Failure scenarios and responses

Failure scenario	Scope	Response
Leader replica failure	Primary data centers	Leader re-election is triggered. A follower in the same data center is prioritized to minimize traffic rerouting.
Follower replica failure	Primary data centers	No action required.
Follower replica failure	Secondary data center	No action required.
Primary data center failure	One of the two primary data centers	Five replicas are dynamically downgraded to three replicas. Cross-region synchronization may occur.
Secondary data center failure	—	Four replicas remain in the primary data centers. Paxos protocol performance is unaffected.
Both primary data centers fail	Regional failure	One replica remains in the secondary data center. Run `force_single_mode` to start that replica in single-replica mode. Switch business traffic to the remote secondary instance.
Secondary data center fails	Regional failure	No action required.

Key mechanisms

Weighted election mechanism

PolarDB-X applies a weighted election mechanism so that leader re-elections prefer replicas in the same data center, avoiding unnecessary cross-region latency.

Replica election weights:

Data center	Replica role	Election weight
Primary Data Center 1	Leader	9
Primary Data Center 1	Follower	7
Primary Data Center 2	Follower	5
Primary Data Center 2	Follower	3
Secondary Data Center	Follower	1

The mechanism has two parts:

Optimistic weighted election: Each node waits a calculated delay before initiating a leader election. The delay is inversely proportional to the node's weight, so higher-weight nodes initiate elections first.
Mandatory weighted election: When a new leader discovers it does not have the highest weight among all nodes, it enters an abdication phase instead of immediately accepting writes. During this phase, the node sends heartbeat signals (for example, every 1 to 2 seconds). If a higher-weight node responds before the abdication phase ends, leadership transfers to that node.

For example, if the leader in Primary Data Center 1 fails, the follower in the same data center (weight 7) is prioritized over all others, keeping traffic local.
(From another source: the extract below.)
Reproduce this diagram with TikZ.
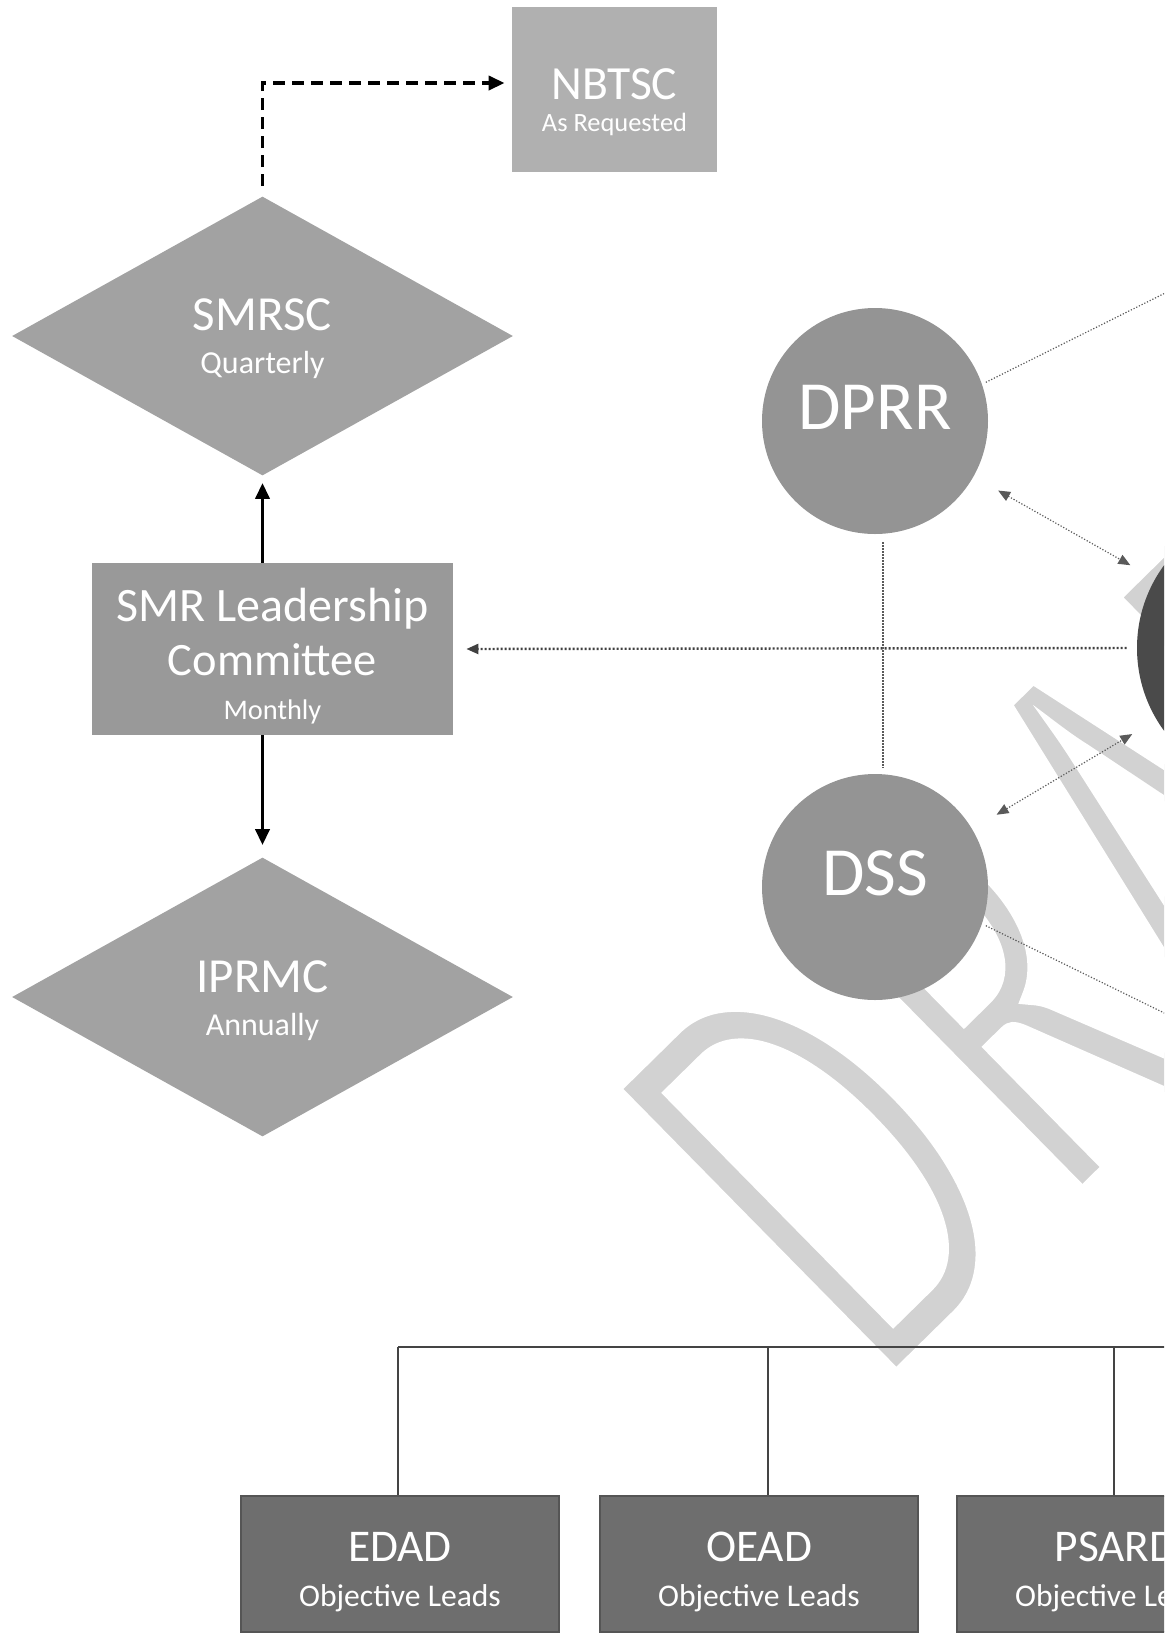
\documentclass[tikz,border=0pt]{standalone}
\usepackage{fontspec}
\setmainfont{Carlito}
\usetikzlibrary{shapes.geometric,arrows.meta,positioning}

\definecolor{reqgray}{HTML}{B0B0B0}
\definecolor{meetgray}{HTML}{A2A2A2}
\definecolor{boxgray}{HTML}{999999}
\definecolor{unitgray}{HTML}{949494}
\definecolor{hubgray}{HTML}{4A4A4A}
\definecolor{leadgray}{HTML}{6E6E6E}
\definecolor{leadedge}{HTML}{555555}
\definecolor{linkgray}{HTML}{5A5A5A}
\definecolor{busgray}{HTML}{444444}
\definecolor{markgray}{HTML}{D2D2D2}

% thinner watermark strokes: white outline round the glyphs
\newcommand{\thinmark}[1]{%
  \special{pdf:literal direct 2 Tr 1 1 1 RG 8 w}#1\special{pdf:literal direct 0 Tr}}

\begin{document}
\begin{tikzpicture}
  [x=0.5pt, y=-0.5pt,
    every node/.style={inner sep=0pt, text=white, align=center},
    meeting/.style={
      diamond, aspect=1.8,
      fill=meetgray,
      minimum width=250.5pt, minimum height=139.5pt,
      font=\fontsize{16}{21.5}\selectfont
    },
    request/.style={
      rectangle, fill=reqgray,
      minimum width=102.5pt, minimum height=82.5pt,
      text height=42.5pt, text depth=0.5pt,
      font=\fontsize{13.2}{16}\selectfont
    },
    committee/.style={
      rectangle, fill=boxgray,
      minimum width=180.5pt, minimum height=86pt,
      text height=73pt, text depth=3pt,
      font=\fontsize{14.2}{22}\selectfont
    },
    unit/.style={
      circle, fill=unitgray,
      minimum size=113pt, text height=22pt, text depth=14pt,
      font=\fontsize{34.5}{34.5}\selectfont
    },
    hub/.style={circle, fill=hubgray, minimum size=140pt},
    leads/.style={
      rectangle, fill=leadgray, draw=leadedge, line width=0.6pt,
      minimum width=159pt, minimum height=68pt,
      text height=45pt, text depth=3pt,
      font=\fontsize{15.8}{22.3}\selectfont
    },
    draftmark/.style={
      text=markgray, anchor=base west,
      rotate=44.5, xscale=0.6,
      font=\fontsize{316}{316}\selectfont
    },
    heavy/.style={line width=1.8pt, -{Triangle[length=8pt,width=7pt]}},
    heavydash/.style={heavy, dash pattern=on 6pt off 3.5pt},
    dotlink/.style={draw=linkgray, line width=0.6pt, dash pattern=on 0.6pt off 0.9pt},
    twoway/.style={
      dotlink,
      {Triangle[length=6pt,width=5pt]}-{Triangle[length=6pt,width=5pt]},
      shorten <=14pt, shorten >=14pt
    },
    bus/.style={draw=busgray, line width=0.7pt},
  ]
\useasboundingbox (0,0) rectangle (1164,1635);
\clip (0,0) rectangle (1164,1635);

% Watermark behind everything
\node [draftmark] (draft) at (880,1394) {\thinmark{D\kern22pt R\kern14pt AFT}};

% Governance column
\node [request] (nbtsc) at (614.5,89.5)
  {{\fontsize{23.8}{16}\selectfont NBTSC}\\As Requested};
\node [meeting, text height=40pt, text depth=3pt] (smrsc) at (262.5,336)
  {{\fontsize{24.5}{21.5}\selectfont SMRSC}\\Quarterly};
\node [committee] (smr) at (272.5,649)
  {{\fontsize{24}{22}\selectfont SMR Leadership}\\[5pt]
   {\fontsize{23.2}{22}\selectfont Committee}\\Monthly};
\node [meeting, text height=41pt, text depth=3pt] (iprmc) at (262.5,997)
  {{\fontsize{24.5}{21.5}\selectfont IPRMC}\\Annually};

% Units and hub
\node [unit] (dprr) at (875,421) {DPRR};
\node [unit] (dss) at (875,887) {DSS};
\node [hub] (hub) at (1277,648) {};

% Objective lead boxes
\foreach \name/\x [count=\i] in {EDAD/400,OEAD/759,PSARD/1116}
  \node [leads] (lead-\i) at (\x,1564)
    {{\fontsize{22.7}{22.3}\selectfont \name}\\Objective Leads};

% Reporting arrows
\draw [heavydash, shorten <=5pt, shorten >=3.5pt]
  (smrsc.north) |- ([yshift=3.25pt]nbtsc.west);
\draw [heavy, shorten >=3.5pt] (smrsc.south |- smr.north) -- (smrsc.south);
\draw [heavy, shorten >=6pt] (iprmc.north |- smr.south) -- (iprmc.north);

% Links around the hub
\draw [dotlink, draw=black!75, line width=1.2pt, dash pattern=on 1pt off 1pt,
  -{Triangle[length=6pt,width=5pt]},
  shorten <=5pt, shorten >=6.5pt] (hub.west) -- (smr.east);
\draw [dotlink, shorten <=4pt, shorten >=3pt]
  ([xshift=4pt]dprr.south) -- ([xshift=4pt]dss.north);
\draw [twoway] (dprr) -- (hub);
\draw [twoway] (dss) -- (hub);

% Links leaving the frame
\coordinate (upper-link) at (1340,206);
\coordinate (lower-link) at (1340,1099);
\draw [dotlink, shorten <=2pt] (dprr.19) -- (upper-link);
\draw [dotlink, shorten <=2pt] (dss.-19) -- (lower-link);

% Bus to objective leads
\coordinate (bus-w) at (398,1347);
\coordinate (bus-e) at (1200,1347);
\draw [bus] (bus-w) -- (bus-e);
\foreach \x [count=\i] in {398,768,1114} {
  \coordinate (drop-\i) at (\x,1347);
  \draw [bus] (drop-\i) -- (drop-\i |- lead-\i.north);
}
\end{tikzpicture}
\end{document}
Dynamic adjustment of replica quantities

When a primary data center fails and only three replicas remain, majority synchronization must include the secondary data center replica, adding approximately 30 milliseconds of cross-region latency. Adjust replica counts using the following commands to manage this tradeoff:

Transition	Command	Notes
Five replicas to three replicas	`downgrade_follower`	Converts two followers to learners
Three replicas to five replicas	`upgrade_learner`	Converts two learners back to followers; make sure replication logs are current before upgrading
One replica to three replicas	`add_follower`	Adds new replicas as learners; they are automatically promoted to followers once their logs are current

Forced start of a single replica

When both primary data centers fail, the single remaining replica in the secondary data center cannot satisfy the majority consensus requirement on its own. Run force_single_mode to force the system into single-replica mode, sidelining all follower replicas so the remaining replica can serve requests.

Once the primary data centers recover, PolarDB-X rebuilds the distributed system incrementally:

Add replicas from one to three: run add_follower.
Add replicas from three to five: run upgrade_learner.

Remote secondary instance

In distributed database systems, replication progress can differ across Paxos groups during a distributed transaction. Without coordination, data from a partially replicated transaction could appear in the secondary instance, causing transaction inconsistency.
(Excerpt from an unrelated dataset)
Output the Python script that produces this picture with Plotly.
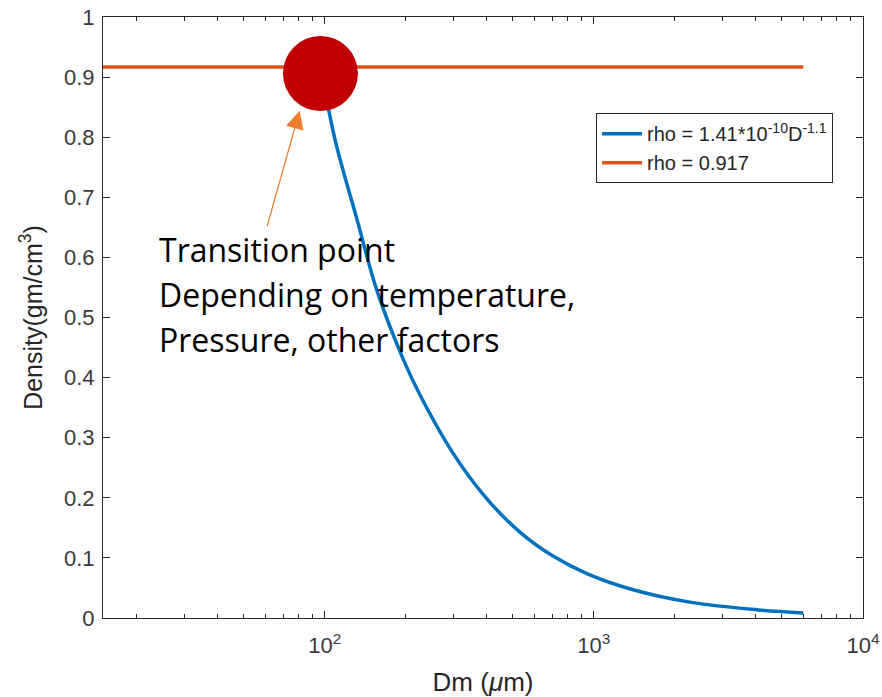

PolarDB-X addresses this using Change Data Capture (CDC) log nodes deployed in the remote region. These nodes sort and reorganize distributed transactions to guarantee atomic replication—no transaction is partially committed when data moves from the primary to the secondary instance. This guarantee holds during both routine disaster recovery drills and real failovers.

Two design points govern how replication and failover work:

Primary instance replication: The primary instance uses the cross-region Paxos protocol, requiring responses from at least three replicas. Because four replicas are in the primary data centers, majority synchronization normally completes locally. The remote replica in the secondary data center responds asynchronously, so cross-region latency does not affect primary instance write performance.
Secondary instance replication: The secondary instance is in the remote region. CDC log nodes replicate data in near real time across regions. Replication latency may occur, but atomic transaction replication ensures the secondary instance never reflects a partially committed transaction.
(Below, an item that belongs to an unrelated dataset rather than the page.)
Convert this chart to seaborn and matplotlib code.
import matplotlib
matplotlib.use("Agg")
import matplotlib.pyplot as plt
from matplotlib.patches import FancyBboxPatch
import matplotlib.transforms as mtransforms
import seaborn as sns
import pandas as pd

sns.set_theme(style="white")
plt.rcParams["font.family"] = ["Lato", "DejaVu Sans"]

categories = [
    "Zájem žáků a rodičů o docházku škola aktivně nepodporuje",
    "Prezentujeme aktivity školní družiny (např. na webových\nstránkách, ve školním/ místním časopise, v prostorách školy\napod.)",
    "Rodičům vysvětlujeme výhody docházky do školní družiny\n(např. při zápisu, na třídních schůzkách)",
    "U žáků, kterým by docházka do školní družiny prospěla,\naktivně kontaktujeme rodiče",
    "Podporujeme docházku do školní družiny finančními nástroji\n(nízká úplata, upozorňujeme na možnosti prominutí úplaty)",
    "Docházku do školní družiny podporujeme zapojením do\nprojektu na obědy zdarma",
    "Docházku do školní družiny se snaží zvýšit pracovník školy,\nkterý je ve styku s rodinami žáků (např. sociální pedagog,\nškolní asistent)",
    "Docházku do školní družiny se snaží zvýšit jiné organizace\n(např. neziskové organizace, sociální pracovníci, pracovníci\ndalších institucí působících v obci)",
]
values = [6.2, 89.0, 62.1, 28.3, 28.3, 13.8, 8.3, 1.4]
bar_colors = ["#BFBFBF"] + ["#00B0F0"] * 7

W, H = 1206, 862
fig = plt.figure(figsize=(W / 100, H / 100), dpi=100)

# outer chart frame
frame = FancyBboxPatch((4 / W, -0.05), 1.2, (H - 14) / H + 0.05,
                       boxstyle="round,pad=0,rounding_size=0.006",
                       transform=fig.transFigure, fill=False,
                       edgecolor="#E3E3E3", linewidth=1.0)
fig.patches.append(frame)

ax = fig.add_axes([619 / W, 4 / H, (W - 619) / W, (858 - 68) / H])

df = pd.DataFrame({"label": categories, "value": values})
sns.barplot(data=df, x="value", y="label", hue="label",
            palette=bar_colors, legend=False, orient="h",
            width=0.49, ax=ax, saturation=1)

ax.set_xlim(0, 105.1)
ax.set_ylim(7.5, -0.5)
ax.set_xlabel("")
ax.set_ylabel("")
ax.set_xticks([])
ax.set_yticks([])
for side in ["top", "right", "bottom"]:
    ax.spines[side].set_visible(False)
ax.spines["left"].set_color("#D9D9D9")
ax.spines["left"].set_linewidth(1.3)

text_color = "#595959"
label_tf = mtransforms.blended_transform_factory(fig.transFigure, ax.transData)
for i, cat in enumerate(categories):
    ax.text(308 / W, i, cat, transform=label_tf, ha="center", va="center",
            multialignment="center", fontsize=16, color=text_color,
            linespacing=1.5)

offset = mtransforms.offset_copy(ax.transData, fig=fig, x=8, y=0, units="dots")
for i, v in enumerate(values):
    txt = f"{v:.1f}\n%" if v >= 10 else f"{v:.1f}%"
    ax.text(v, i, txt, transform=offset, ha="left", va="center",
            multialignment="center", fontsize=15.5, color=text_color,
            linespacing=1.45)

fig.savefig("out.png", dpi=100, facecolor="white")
Common operations and maintenance (O&M)

Quick reference: scenario to command

Scenario	Action
One primary data center fails	Run `downgrade_follower` to reduce five replicas to three
Primary data centers recover	Run `upgrade_learner` to restore five replicas
Both primary data centers fail	Run `force_single_mode` to start single-replica mode; switch traffic to secondary instance
Secondary data center recovers after regional failure	Run `add_follower` to add replicas, then `upgrade_learner`

Create an instance with this topology

When creating a PolarDB-X instance, set the Topology parameter to Three Data Centers Across Two Regions.

View instance topology

On the Basic Information page of the instance, find the Topology Information section to see the zone details of all resources.

Perform a failover

Before you begin

Schedule the failover during low-traffic periods to reduce the impact on write performance.
On the Basic Information page, verify the current topology and confirm which data center you want to designate as the primary zone.

Steps

Log on to the PolarDB for Xscale console.
In the top navigation bar, select the region where the target instance is located.
On the Instances page, click the PolarDB-X 2.0 tab.
Find the target instance and click its ID.
On the Basic Information page, click Specify Primary Zone in the upper-right corner of the Topology Information section.
In the Specify Primary Zone dialog box, set the Data Center, Primary Zone, and Switch Mode parameters.
Click OK.

After the failover

Verify that the Topology Information section reflects the new primary zone before resuming normal write traffic.